Christy Cushing at http://nickelfoodallergy.com/
Seasoned chicken, on top of melted brie cheese with balsamic vinegar soaked pear slices in between warm ciabatta bread truly makes this recipe taste gourmet.
Prep Time 10 mins
Cook Time 20 mins
Total Time 30 mins
Course Dinner, Lunch, Main Course
Cuisine American
Servings 2 people


  • 1-2 Tablespoons of olive oil
  • 1-2 chicken breasts
  • 1-3 teaspoons of Italian seasoning
  • 1-2 tablespoons of brie cheese
  • 1 pear green or red, that's soft
  • 2 teaspoons of balsamic vinegar
  • 1-2 medium sized ciabatta bread loaves that don't contain soy


  • First pour the oil in a medium saucepan placed on medium heat on the stove. Cut the chicken lengthwise in half so it's thin for the sandwich. Lightly season the chicken with the Italian seasoning on both sides and place it in the oiled saucepan. Thoroughly cook the chicken.
  • While the chicken is cooking, cut the ciabatta bread loaves in half, length wise. Toast or heat the centers of the ciabatta bread.

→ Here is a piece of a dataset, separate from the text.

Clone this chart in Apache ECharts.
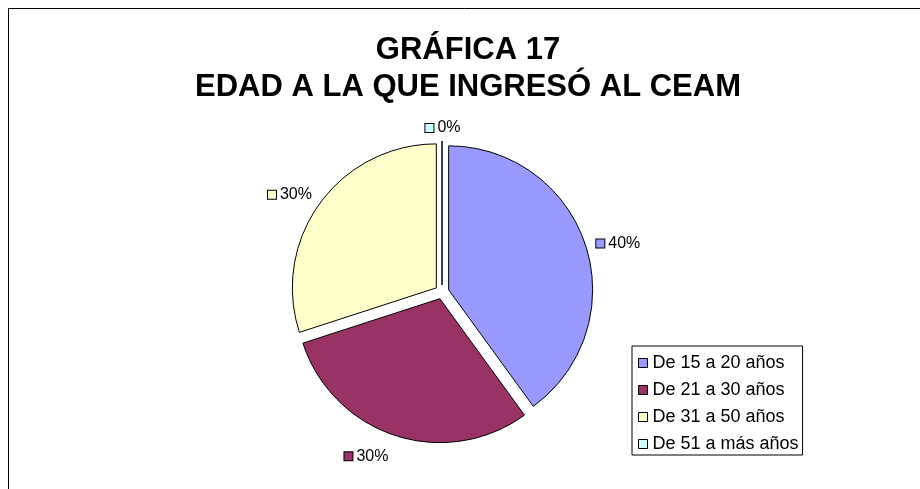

When the bread is warm, liberally spread the brie cheese over it on both sides and place it aside.
  • Next thinly slice up the pear and sprinkle balsamic vinegar on it.
  • When the chicken is thoroughly cooked, place it on top of half of the ciabatta bread loaf. Put the pears over the chicken and the top your sandwich with the other half of the ciabatta bread and enjoy!


From time to time, I'll also add fresh basil leaves on top of the pear.